O dia em que o banco lhe começou a pagar juros pelo empréstimo que lhe concedeu

Praticamente todos aqueles que têm ou tiveram um crédito à habitação em Portugal conhecem a euribor. Terão pelo menos uma vaga ideia de que é importante para definir quanto pagam de mensalidade no final de cada mês. A grande maioria dos créditos, em particular dos créditos à habitação (mas também às empresas) tem taxa de juro variável, indexada a alguma das taxas euribor (a euribor a 6 e a 3 meses são as mais populares). O que se paga no final de cada mês depende do valor desse indexante somado de um spread e da maturidade ou prazo  que determina a velocidade a que se terá de devolver o dinheiro emprestado.

Dito isto, que conversa é essa de “O dia em que o banco lhe começou a pagar juros pelo empréstimo que lhe concedeu“? Trata-se de uma afirmação provocatória para chamar a atenção para o nível historicamente muito baixo ou mesmo negativo a que estão a ser fixadas as taxas euribor no mercado (pelos bancos que determinam o seu valor). Esta semana, pela primeira vez na história, a euribor a 1 mês passou a ser negativa, por exemplo (-0,005% a 20 de janeiro). Negativa? Sim, quem eventualmente tivesse um crédito indexado à euribor a um mês, se tivesse um spread zero, uma moratória no pagamento do capital emprestado e não existisse no contrato nenhuma cláusula travão que impeça “cobrar” valores negativos, teria começado a receber dinheiro do banco em vez de o pagar. Recorde-se que, como já aqui dissemos em artigo anterior, já há bancos a “pagar” juros nominais negativos em alguns países da Zona Euro, pelo que tudo bate certo, a normalidade histórica parece está longe de regressar.

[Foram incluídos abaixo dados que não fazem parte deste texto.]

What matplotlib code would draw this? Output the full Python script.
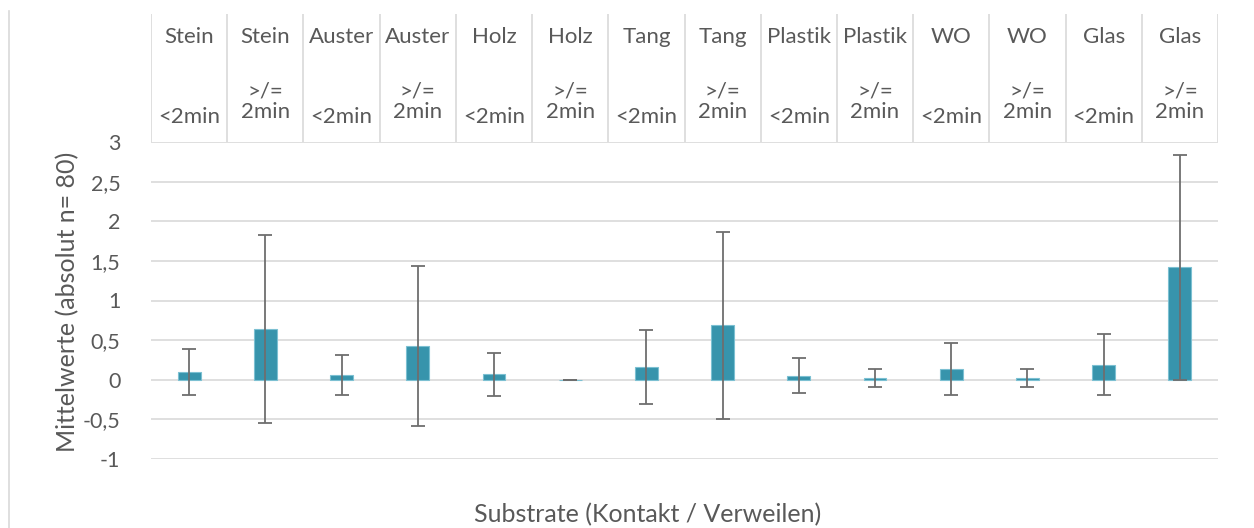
import matplotlib.pyplot as plt
from matplotlib.lines import Line2D

plt.rcParams['font.family'] = ['Lato', 'DejaVu Sans']

substrates = ['Stein', 'Stein', 'Auster', 'Auster', 'Holz', 'Holz', 'Tang', 'Tang',
              'Plastik', 'Plastik', 'WO', 'WO', 'Glas', 'Glas']
durations = ['<2min', '>/=\n2min'] * 7
means = [0.10, 0.64, 0.06, 0.425, 0.07, 0.0, 0.16, 0.69, 0.05, 0.025, 0.14, 0.025, 0.19, 1.42]
sds = [0.29, 1.185, 0.25, 1.005, 0.27, 0.0, 0.47, 1.18, 0.22, 0.115, 0.33, 0.115, 0.385, 1.42]
yticks = [-1, -0.5, 0, 0.5, 1, 1.5, 2, 2.5, 3]

grey_text = '#595959'
grid_col = '#D9D9D9'
bar_col = '#3794AC'

fig = plt.figure(figsize=(12.54, 5.28), dpi=100)
W, H = 1254, 528
left, right = 151 / W, 1218 / W
ax = fig.add_axes([left, 1 - 459 / H, right - left, (459 - 142) / H])

x = list(range(len(means)))
ax.bar(x, means, width=0.3, color=bar_col, edgecolor='#7CC0D2', linewidth=0.8, zorder=2)
ax.errorbar(x, means, yerr=sds, fmt='none', ecolor='#6E6E6E', elinewidth=1.3,
            capsize=5, capthick=1.3, zorder=3)

ax.set_xlim(-0.5, len(means) - 0.5)
ax.set_ylim(-1, 3)
ax.set_yticks(yticks)
ax.set_yticklabels([('%g' % t).replace('.', ',') for t in yticks])
ax.tick_params(axis='y', length=0, pad=22, labelsize=15.5, labelcolor=grey_text)
ax.set_xticks([])
for s in ax.spines.values():
    s.set_visible(False)
ax.yaxis.grid(True, color=grid_col, linewidth=1.2, zorder=0)
ax.set_axisbelow(True)

fig.text(68 / W, 1 - 302 / H, 'Mittelwerte (absolut n= 80)', fontsize=18, color=grey_text,
         ha='center', va='center', rotation=90)
fig.text(648 / W, 1 - 515 / H, 'Substrate (Kontakt / Verweilen)', fontsize=18,
         color=grey_text, ha='center', va='center')

# header table with category labels
hax = fig.add_axes([left, 1 - 142 / H, right - left, (142 - 14) / H])
hax.set_xlim(-0.5, len(means) - 0.5)
hax.set_ylim(0, 1)
hax.axis('off')
for b in range(len(means) + 1):
    hax.plot([b - 0.5, b - 0.5], [0, 1], color=grid_col, linewidth=1.2)
for i in x:
    hax.text(i, 0.82, substrates[i], ha='center', va='center', fontsize=16, color=grey_text)
    if durations[i].startswith('<'):
        hax.text(i, 0.195, durations[i], ha='center', va='center', fontsize=16, color=grey_text)
    else:
        hax.text(i, 0.315, durations[i], ha='center', va='center', fontsize=16,
                 color=grey_text, linespacing=1.05)

fig.add_artist(Line2D([9 / W, 9 / W], [0, 1 - 11 / H], color=grid_col, linewidth=1.2))

fig.savefig('out.png', dpi=100)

 Os valores negativos ainda não chegaram às taxas euribor mais usadas mas não andam longe. Em particular na euribor a 3 meses o valor a 20 de janeiro de 2015 andava pelos 0,055% e a seis meses pelos 0,142%. Não é impossível que passem a valores negativos como se vê. As justificações são complexas e as consequências a médio prazo não são seguras, em boa medida navega-se por mares desconhecidos no mundo das finanças internacionais. Parece-nos difícil imaginar que haja sustentabilidade no sector financeiro (ou na economia) com a manutenção de um cenário de retorno negativo, deflação, dívidas elevadas entre particulares, empresas e estados, manutenção ou reforço da desigualdade na distribuição dos rendimentos, tudo isto no meio daquilo que é já uma guerra cambial entre zonas monetárias.

Da perspetiva dos que conseguirem manter o emprego e o rendimento mensal, para já, são boas notícias, folgam as costas, mas os motivos para grandes celebrações podem ser exagerados. O futuro da economia mundial continua muito incerto e o potencial para catástrofe elevado. Hoje, por exemplo, o FMI vai, mais uma vez, dizendo que as perspetivas de crescimento mundial que haviam enunciado há três meses para os próximos anos foram de novo revistas em baixa. E andamos nisto.